Yes, the issues are common to all languages that use the IEEE-754 representation of floating-point values (which is most of them).

The key issue is that even if your floating-point values start out as integers, they might not still be integers when you go to check them. Ex. Operations that should round-trip back to an integer may not do so due to floating-point error, such as several division and multiplication steps. In general it's very hard to guarantee this won't happen, and much easier to simply allow for it to happen and check for values within a certain tolerance of the expected value.
The reason I was looking into this was the need to test if a SINGLE value is an INTEGER. I developed a roto-zoom function that uses a COS/SIN lookup table if integers are passed and uses traditional trig if non-integers are passed. The function performs many times faster if only integers are used but I've noticed hiccups here and there in the speed which led to me to those discussions on other web sites. General rotation of a ship in games is easily done with integer degrees. But having an enemy ship point directly at the player ship from a distance all the way across the screen would require more precision than integers could provide, for instance. Hence, the reason I developed the hybrid roto-zoom routine.

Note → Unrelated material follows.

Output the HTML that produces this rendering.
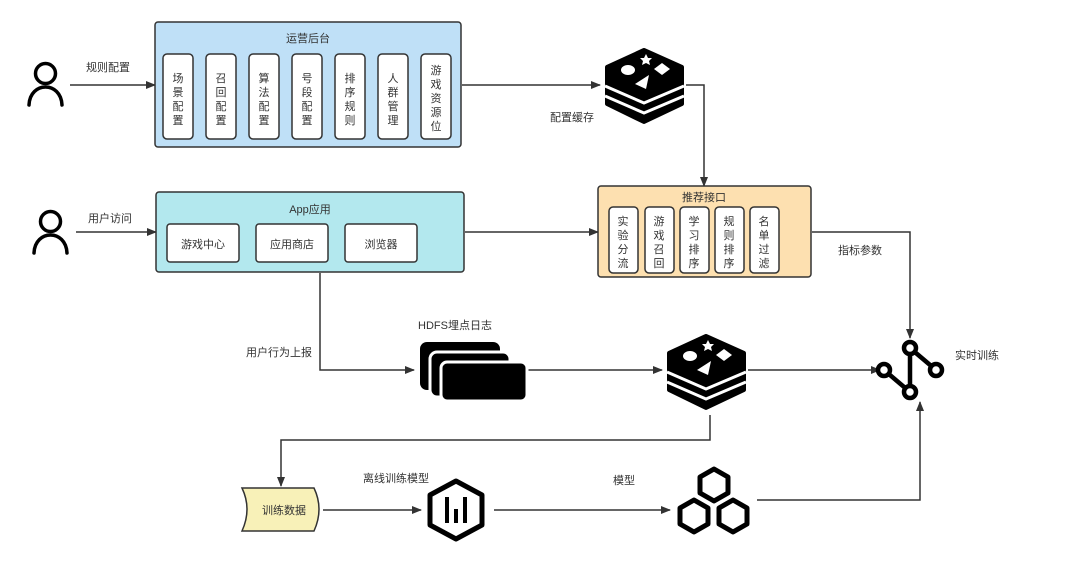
<!DOCTYPE html>
<html><head><meta charset="utf-8"><style>
html,body{margin:0;padding:0;background:#fff;}
svg{display:block;font-family:"Liberation Sans","Noto Sans CJK SC",sans-serif;}
text{fill:#333;font-size:11px;}
</style></head><body>
<svg width="1080" height="567" viewBox="0 0 1080 567" xmlns="http://www.w3.org/2000/svg">
<defs>
<marker id="a" markerWidth="10" markerHeight="8" refX="9" refY="4" orient="auto" markerUnits="userSpaceOnUse">
<path d="M0,0 L10,4 L0,8 Z" fill="#333"/></marker>
<g id="redis">
<path d="M0,17 L37,0 L75,17 L75,54 L37,72 L0,54 Z" fill="#000" stroke="#000" stroke-width="4" stroke-linejoin="round"/>
<polyline points="-2,36 37,53 77,36" fill="none" stroke="#fff" stroke-width="3"/>
<polyline points="-2,46 37,63 77,46" fill="none" stroke="#fff" stroke-width="3"/>
<ellipse cx="21" cy="20" rx="7" ry="5" fill="#fff"/>
<path d="M39,4 l2,4 4,0 -3,3 1,4 -4,-2 -4,2 1,-4 -3,-3 4,0z" fill="#fff"/>
<path d="M55,13 l8,6 -8,6 -8,-6z" fill="#fff"/>
<path d="M28,34 l14,-9 -3,14z" fill="#fff"/>
</g>
<g id="person"><circle cx="18.5" cy="9.5" r="10" fill="none" stroke="#000" stroke-width="3.5"/><path d="M2,41 C3,17 34,17 35,41" fill="none" stroke="#000" stroke-width="3.5" stroke-linecap="round"/></g>
</defs>
<g stroke="#333" stroke-width="1.5" fill="none">
<line x1="70" y1="85" x2="155" y2="85" marker-end="url(#a)"/>
<line x1="462" y1="85" x2="600" y2="85" marker-end="url(#a)"/>
<polyline points="686,85 704,85 704,186" marker-end="url(#a)"/>
<line x1="76" y1="232" x2="156" y2="232" marker-end="url(#a)"/>
<line x1="465" y1="232" x2="598" y2="232" marker-end="url(#a)"/>
<polyline points="812,232 910,232 910,338" marker-end="url(#a)"/>
<polyline points="320,273 320,370 414,370" marker-end="url(#a)"/>
<line x1="513" y1="370" x2="662" y2="370" marker-end="url(#a)"/>
<line x1="748" y1="370" x2="880" y2="370" marker-end="url(#a)"/>
<polyline points="710,415 710,440 281,440 281,486" marker-end="url(#a)"/>
<line x1="323" y1="510" x2="421" y2="510" marker-end="url(#a)"/>
<line x1="494" y1="510" x2="670" y2="510" marker-end="url(#a)"/>
<polyline points="757,500 920,500 920,402" marker-end="url(#a)"/>
</g>
<use href="#person" x="27" y="64"/>
<use href="#person" x="32" y="212"/>
<rect x="155" y="22" width="306" height="125" rx="3" fill="#bfe0f7" stroke="#333" stroke-width="1.5"/>
<text x="308" y="42" text-anchor="middle">运营后台</text>
<g fill="#fff" stroke="#333" stroke-width="1.5">
<rect x="163" y="54" width="30" height="85" rx="4"/><rect x="206" y="54" width="30" height="85" rx="4"/><rect x="249" y="54" width="30" height="85" rx="4"/><rect x="292" y="54" width="30" height="85" rx="4"/><rect x="335" y="54" width="30" height="85" rx="4"/><rect x="378" y="54" width="30" height="85" rx="4"/><rect x="421" y="54" width="30" height="85" rx="4"/>
</g>
<g text-anchor="middle" font-size="12">
<text x="178" y="82">场</text><text x="178" y="96">景</text><text x="178" y="110">配</text><text x="178" y="124">置</text>
<text x="221" y="82">召</text><text x="221" y="96">回</text><text x="221" y="110">配</text><text x="221" y="124">置</text>
<text x="264" y="82">算</text><text x="264" y="96">法</text><text x="264" y="110">配</text><text x="264" y="124">置</text>
<text x="307" y="82">号</text><text x="307" y="96">段</text><text x="307" y="110">配</text><text x="307" y="124">置</text>
<text x="350" y="82">排</text><text x="350" y="96">序</text><text x="350" y="110">规</text><text x="350" y="124">则</text>
<text x="393" y="82">人</text><text x="393" y="96">群</text><text x="393" y="110">管</text><text x="393" y="124">理</text>
<text x="436" y="74">游</text><text x="436" y="88">戏</text><text x="436" y="102">资</text><text x="436" y="116">源</text><text x="436" y="130">位</text>
</g>
<text x="86" y="71">规则配置</text>
<text x="88" y="222">用户访问</text>
<rect x="156" y="192" width="308" height="80" rx="3" fill="#b3e8ee" stroke="#333" stroke-width="1.5"/>
<text x="310" y="213" text-anchor="middle">App应用</text>
<g fill="#fff" stroke="#333" stroke-width="1.5">
<rect x="167" y="224" width="72" height="38" rx="3"/><rect x="256" y="224" width="72" height="38" rx="3"/><rect x="345" y="224" width="72" height="38" rx="3"/>
</g>
<g text-anchor="middle"><text x="203" y="248">游戏中心</text><text x="292" y="248">应用商店</text><text x="381" y="248">浏览器</text></g>
<use href="#redis" x="607" y="50"/>
<text x="550" y="121">配置缓存</text>
<rect x="598" y="186" width="213" height="91" rx="3" fill="#fde0b0" stroke="#333" stroke-width="1.5"/>
<text x="704" y="201" text-anchor="middle">推荐接口</text>
<g fill="#fff" stroke="#333" stroke-width="1.5">
<rect x="609" y="207" width="29" height="66" rx="4"/><rect x="645" y="207" width="29" height="66" rx="4"/><rect x="680" y="207" width="29" height="66" rx="4"/><rect x="715" y="207" width="29" height="66" rx="4"/><rect x="750" y="207" width="29" height="66" rx="4"/>
</g>
<g text-anchor="middle" font-size="12">
<text x="623" y="225">实</text><text x="623" y="239">验</text><text x="623" y="253">分</text><text x="623" y="267">流</text>
<text x="659" y="225">游</text><text x="659" y="239">戏</text><text x="659" y="253">召</text><text x="659" y="267">回</text>
<text x="694" y="225">学</text><text x="694" y="239">习</text><text x="694" y="253">排</text><text x="694" y="267">序</text>
<text x="729" y="225">规</text><text x="729" y="239">则</text><text x="729" y="253">排</text><text x="729" y="267">序</text>
<text x="764" y="225">名</text><text x="764" y="239">单</text><text x="764" y="253">过</text><text x="764" y="267">滤</text>
</g>
<text x="838" y="254">指标参数</text>
<g stroke="#000" stroke-width="4.5" fill="#fff">
<line x1="910" y1="348" x2="910" y2="392"/>
<line x1="884" y1="370" x2="910" y2="392"/>
<line x1="910" y1="348" x2="936" y2="370"/>
<circle cx="910" cy="348" r="6"/><circle cx="936" cy="370" r="6"/><circle cx="884" cy="370" r="6"/><circle cx="910" cy="392" r="6"/>
</g>
<text x="955" y="359">实时训练</text>
<text x="246" y="356">用户行为上报</text>
<text x="418" y="329">HDFS埋点日志</text>
<rect x="420" y="342" width="80" height="48" rx="7" fill="#000"/>
<rect x="430" y="352" width="80" height="45" rx="7" fill="#000" stroke="#fff" stroke-width="3"/>
<rect x="441" y="362" width="86" height="39" rx="6" fill="#000" stroke="#fff" stroke-width="3"/>
<use href="#redis" x="669" y="336"/>
<path d="M242,488 L314,488 Q324,509 314,531 L242,531 Q252,509 242,488Z" fill="#f8f1b8" stroke="#333" stroke-width="1.5"/>
<text x="284" y="514" text-anchor="middle">训练数据</text>
<text x="363" y="482">离线训练模型</text>
<path d="M456,481 L482,495 L482,525 L456,539 L430,525 L430,495Z" fill="none" stroke="#000" stroke-width="5" stroke-linejoin="round"/>
<g fill="#000"><rect x="445" y="497" width="4" height="26"/><rect x="454" y="509" width="4" height="14"/><rect x="463" y="497" width="4" height="26"/></g>
<text x="613" y="484">模型</text>
<g fill="none" stroke="#000" stroke-width="5" stroke-linejoin="round">
<path d="M714,469 L728,477 L728,493 L714,501 L700,493 L700,477Z"/>
<path d="M694,500 L708,508 L708,524 L694,532 L680,524 L680,508Z"/>
<path d="M733,500 L747,508 L747,524 L733,532 L719,524 L719,508Z"/>
</g>
</svg>
</body></html>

Another use case for using SINGLE values where INTEGERs are used is screen coordinates. When calculating the positions, vectors, and magnitudes of objects you must use SINGLE values for accuracy but then use the INTEGER portion for screen placement.

From what Pete has shown perhaps a very small threshold check should somehow be implemented? I kept seeing code on the other sites implementing 1e-5 which I believe is part of their threshold check. That didn't make much sense to me until Pete's explanation.

Yeah Pete, there were also those on the other sites showing what did, convert to a string first. Which again, I thought was rather odd until your explanation.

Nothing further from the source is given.